Today it was a very slow start. The residual alcohol in the blood stream was taking a toll on some of us, while others recovered fast from the localy brewed aguardiente…
After breakfast at around 10 AM a group of villagers and our small group gathered at the new school building. Hatun Runa had been raising money to build a new school here for two years and with the first batch of donations, the base walls and the roof were built.
The second batch that still is to be done, will have to take care of the windows, doors, floors, bathrooms and interior finishings. As there is much rain here in Los Chilchos, what is much needed is a drainage around the school building and with wheel barrows, shovels, pick axes and 20 pairs of hands, we set out to level some of the mud floor, digging a drainage trench around the building and carting away the not needed soil. The locals were pretty impressed how strong the women in our group were (‘you guys must be very proud of your women’).
Again it was a sunny day and we sweated plenty. In about three hours the work was done.
Everyone helped and it amazed all of us how quickly things could get done if enough people helped together.
Lucky for Hatun Runa, the construction of the school is being overseen by the same foreman that already oversaw the building of the new Ucumari coffee plant. Tapping into that infrastructure is priceless and very fortunate for Hatun Runa and the village. Just getting funds transferred and properly disbursed is already a major challenge here.
Exhausted and dirty but happy we went for lunch. And were looking forward to visiting a sugar cane mill in the afternoon.
Heading out in bright sunshine (still an anomaly in Los Chilchos) at a leasurely pace we walked to the sugar cane mill. We heard the sound of the mill long before we actually saw it. Loud gnarling sounds could be heard.
Next we saw a wooden mill pulled by a horse and a mule going in circles. In the middle three wooden rolls are working to squeeze large stalks of sugarcane until the sugar cane juice dropped out into a vat underneath the press. It tasted very sweet.
The cane juice then gets cooked for several hours until it’s a very thick sirup. This then gets poured into a wooden board with round depressions and hardens into a hard brown blocks of sugar. It tasted very much like molasses.
We put Harry and Chris H. for the picture onto the wooden mill and are still discussing who’s the donkey and who’s the horse.

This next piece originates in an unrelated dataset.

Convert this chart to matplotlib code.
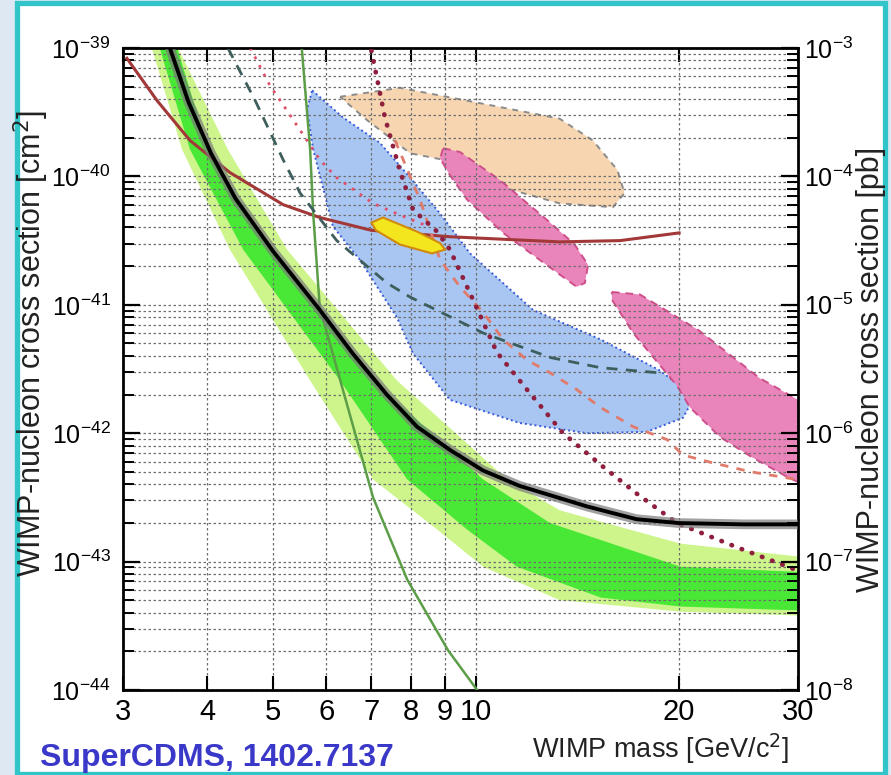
import numpy as np
import matplotlib.pyplot as plt
from matplotlib.patches import Rectangle
from matplotlib.ticker import FixedLocator, FixedFormatter, LogLocator, NullLocator, NullFormatter

plt.rcParams['font.family'] = ['Liberation Sans', 'DejaVu Sans']

# WIMP mass in GeV/c^2, cross sections stored as log10(sigma / cm^2)
black_m = [3.45, 3.52, 3.75, 4.05, 4.4, 5.0, 5.87, 6.57, 7.38, 8.18, 9.15, 10.24, 11.6, 14.6, 17.3, 20.0,
           25.0, 30.0]
black_s = [-38.88, -39.0, -39.42, -39.82, -40.17, -40.58, -41.04, -41.38, -41.70, -41.95, -42.13, -42.29,
           -42.41, -42.57, -42.67, -42.70, -42.71, -42.71]

# expected sensitivity bands (upper and lower edges)
green_up_m = [3.61, 4.01, 4.95, 7.04, 10.25, 12.88, 20.1, 30.0]
green_up_s = [-39.0, -39.79, -40.57, -41.59, -42.36, -42.70, -43.04, -43.08]
green_lo_m = [3.40, 3.77, 4.52, 6.29, 7.91, 9.70, 11.5, 15.3, 20.1, 30.0]
green_lo_s = [-39.0, -39.79, -40.57, -41.59, -42.36, -42.75, -43.04, -43.28, -43.35, -43.38]
light_up_m = [3.62, 4.29, 5.25, 7.64, 11.12, 13.3, 20.1, 30.0]
light_up_s = [-39.0, -39.79, -40.57, -41.59, -42.36, -42.60, -42.86, -42.96]
light_lo_m = [3.31, 3.67, 4.32, 5.68, 7.04, 8.76, 10.25, 13.3, 20.1, 30.0]
light_lo_s = [-39.0, -39.79, -40.57, -41.59, -42.36, -42.75, -43.04, -43.30, -43.39, -43.42]

brown_m = [3.04, 3.37, 3.77, 4.32, 5.18, 5.87, 7.0, 9.15, 13.3, 16.35, 20.0]
brown_s = [-39.08, -39.41, -39.72, -39.97, -40.22, -40.32, -40.42, -40.47, -40.51, -40.50, -40.44]

lite_m = [5.52, 5.68, 5.74, 5.87, 6.35, 7.04, 7.91, 9.09, 10.04]
lite_s = [-39.0, -39.79, -40.29, -41.02, -41.66, -42.50, -43.14, -43.69, -44.0]

xe_m = [4.29, 4.71, 5.18, 5.49, 6.22, 7.38, 7.99, 10.25, 12.88, 15.3, 18.7]
xe_s = [-39.0, -39.41, -39.87, -40.13, -40.50, -40.83, -40.94, -41.22, -41.41, -41.49, -41.53]

pink_dot_m = [4.63, 4.95, 5.30, 5.87, 6.22, 7.04, 7.71, 8.41]
pink_dot_s = [-39.0, -39.29, -39.52, -39.87, -40.01, -40.21, -40.30, -40.38]

red_dot_m = [7.0, 7.33, 7.71, 8.07, 8.76, 9.15, 9.90, 10.74, 11.9, 13.46, 15.42, 17.3, 19.85, 24.4, 30.0]
red_dot_s = [-39.02, -39.54, -39.95, -40.26, -40.43, -40.57, -40.96, -41.37, -41.66, -42.0, -42.26,
             -42.47, -42.70, -42.89, -43.07]

salmon_m = [7.59, 8.26, 8.85, 9.47, 10.25, 10.97, 11.9, 12.88, 14.1, 15.3, 17.1, 19.2, 20.26, 22.4, 25.5, 29.8]
salmon_s = [-39.72, -40.18, -40.65, -40.86, -41.06, -41.27, -41.43, -41.53, -41.66, -41.80, -41.95,
            -42.05, -42.17, -42.23, -42.30, -42.36]

# allowed regions (closed outlines)
blue_m = [5.72, 6.35, 7.21, 7.99, 8.85, 9.80, 12.15, 15.3, 18.7, 20.4, 20.76, 20.26, 17.9, 14.6, 11.6,
          9.15, 8.07, 7.64, 6.73, 6.14, 5.74, 5.62]
blue_s = [-39.33, -39.54, -39.74, -40.01, -40.29, -40.60, -41.04, -41.27, -41.51, -41.66, -41.78, -41.88,
          -41.99, -42.0, -41.92, -41.74, -41.38, -41.10, -40.65, -40.39, -39.79, -39.48]

tan_m = [6.29, 7.71, 9.70, 12.15, 13.3, 14.9, 16.2, 16.6, 15.96, 13.3, 10.86, 8.94, 7.99, 6.89]
tan_s = [-39.38, -39.31, -39.41, -39.51, -39.55, -39.72, -39.95, -40.13, -40.24, -40.21, -40.08,
         -39.87, -39.82, -39.56]

pink1_m = [8.94, 9.47, 10.86, 12.88, 14.0, 14.66, 14.5, 14.1, 12.88, 10.97, 9.70, 9.15, 8.85]
pink1_s = [-39.78, -39.81, -40.03, -40.36, -40.53, -40.69, -40.83, -40.86, -40.71, -40.44, -40.18,
           -39.99, -39.86]

pink2_m = [15.9, 17.5, 21.4, 26.3, 30.0, 30.0, 28.9, 25.7, 23.0, 20.76, 19.85, 17.1, 15.9]
pink2_s = [-40.90, -40.92, -41.20, -41.57, -41.74, -42.38, -42.34, -42.19, -42.03, -41.80, -41.63,
           -41.22, -40.96]

yellow_m = [7.0, 7.28, 8.18, 8.85, 9.0, 8.61, 7.71, 7.11]
yellow_s = [-40.36, -40.32, -40.43, -40.52, -40.57, -40.60, -40.53, -40.42]

x_ticks = [3, 4, 5, 6, 7, 8, 9, 10, 20, 30]


def sig(v):
    return np.power(10.0, np.asarray(v))


fig = plt.figure(figsize=(8.91, 7.75), dpi=100, facecolor='#dde8f3')
frame = Rectangle((17 / 891, 1 / 775), 868 / 891, 771 / 775, transform=fig.transFigure,
                  facecolor='white', edgecolor='#31c4c8', lw=3.8, zorder=-10)
fig.patches.append(frame)

ax = fig.add_axes([123 / 891, 85 / 775, 675 / 891, 642 / 775])
ax.set_xscale('log')
ax.set_yscale('log')
ax.set_xlim(3, 30)
ax.set_ylim(1e-44, 1e-39)

# bands
ax.fill(light_up_m + light_lo_m[::-1], sig(light_up_s + light_lo_s[::-1]), color='#cdf58c', lw=0, zorder=1)
ax.fill(green_up_m + green_lo_m[::-1], sig(green_up_s + green_lo_s[::-1]), color='#4ae836', lw=0, zorder=1.1)

# regions
ax.fill(tan_m, sig(tan_s), facecolor='#f6d5b0', edgecolor='#8c8c8c', ls=(0, (3, 3)), lw=1.4, zorder=1.2)
ax.fill(blue_m, sig(blue_s), facecolor='#a9c6f2', edgecolor='#3a5ad8', ls=(0, (1, 1.5)), lw=1.4, zorder=1.3)
ax.fill(pink1_m, sig(pink1_s), facecolor='#e985bb', edgecolor='#cf4f8a', ls=(0, (4, 3)), lw=1.4, zorder=1.4)
ax.fill(pink2_m, sig(pink2_s), facecolor='#e985bb', edgecolor='#cf4f8a', ls=(0, (4, 3)), lw=1.4, zorder=1.4)
ax.fill(yellow_m, sig(yellow_s), facecolor='#f4e61e', edgecolor='#d08a10', lw=1.5, zorder=3.2)

# limit curves
ax.plot(brown_m, sig(brown_s), color='#a23838', lw=2.2, zorder=3.1)
ax.plot(lite_m, sig(lite_s), color='#5c9e48', lw=1.8, zorder=3.1)
ax.plot(xe_m, sig(xe_s), color='#3d5e5c', lw=2.0, ls=(0, (4, 3)), zorder=3.1)
ax.plot(pink_dot_m, sig(pink_dot_s), color='#e0506a', lw=2.0, ls=(0, (1, 2.5)), zorder=3.1)
ax.plot(salmon_m, sig(salmon_s), color='#e07a6a', lw=2.0, ls=(0, (3, 3)), zorder=3.1)
ax.plot(red_dot_m, sig(red_dot_s), color='#8e1f3e', lw=3.4, ls=(0, (0.1, 2.2)),
        dash_capstyle='round', zorder=3.3)
ax.plot(black_m, sig(black_s), color='#7a7a7a', lw=7, alpha=0.7, solid_joinstyle='round', zorder=3.4)
ax.plot(black_m, sig(black_s), color='black', lw=2.8, solid_joinstyle='round', zorder=3.5)

# grid on top of the fills
ax.set_axisbelow(False)
grid_kw = dict(color='#6e6e6e', lw=0.9, ls=(0, (2, 2)))
ax.grid(True, which='both', axis='y', **grid_kw)
ax.grid(True, which='major', axis='x', **grid_kw)

ax.xaxis.set_major_locator(FixedLocator(x_ticks))
ax.xaxis.set_major_formatter(FixedFormatter([str(t) for t in x_ticks]))
ax.xaxis.set_minor_locator(NullLocator())
ax.xaxis.set_minor_formatter(NullFormatter())
ax.yaxis.set_major_locator(LogLocator(base=10, numticks=10))
ax.yaxis.set_minor_locator(LogLocator(base=10, subs=np.arange(2, 10), numticks=20))
ax.yaxis.set_minor_formatter(NullFormatter())

ax.tick_params(axis='x', which='major', direction='in', top=True, length=10, width=1.5,
               labelsize=21, pad=6)
ax.tick_params(axis='y', which='major', direction='in', length=12, width=1.6, labelsize=18, pad=9)
ax.tick_params(axis='y', which='minor', direction='in', length=8, width=1.4)
for sp in ax.spines.values():
    sp.set_linewidth(2)

ax.set_xlabel('WIMP mass [GeV/c$^2$]', fontsize=19.5, color='#222222')
ax.xaxis.set_label_coords(0.796, -0.065)
ax.set_ylabel('WIMP-nucleon cross section [cm$^2$]', fontsize=22, color='#222222')
ax.yaxis.set_label_coords(-0.106, 0.54)

# secondary axis in picobarn
ax2 = ax.twinx()
ax2.set_yscale('log')
ax2.set_ylim(1e-8, 1e-3)
ax2.yaxis.set_major_locator(LogLocator(base=10, numticks=10))
ax2.yaxis.set_minor_locator(LogLocator(base=10, subs=np.arange(2, 10), numticks=20))
ax2.yaxis.set_minor_formatter(NullFormatter())
ax2.tick_params(axis='y', which='major', direction='in', length=12, width=1.6, labelsize=18, pad=4)
ax2.tick_params(axis='y', which='minor', direction='in', length=8, width=1.4)
ax2.set_ylabel('WIMP-nucleon cross section [pb]', fontsize=22, color='#222222', rotation=90)
ax2.yaxis.set_label_coords(1.086, 0.50)

fig.text(40 / 891, 9 / 775, 'SuperCDMS, 1402.7137', color='#3a38c8', fontsize=23,
         fontweight='bold', va='baseline', ha='left')

fig.savefig('out.png', dpi=100, facecolor=fig.get_facecolor())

Back at the coffee plant, the staff there was so nice and showed us what happens if one of the farmers brings harvested coffee to the plant.
How it is being sorted, de-shelled, cleaned and then set out to dry. Once dry, the shells get separated from the beans and sifted by hand. We got a kilo to take home of course.
After our last dinner here in Los Chilchos, we packed for the next day, when we are scheduled to head back to Leymebamba on another all day trek.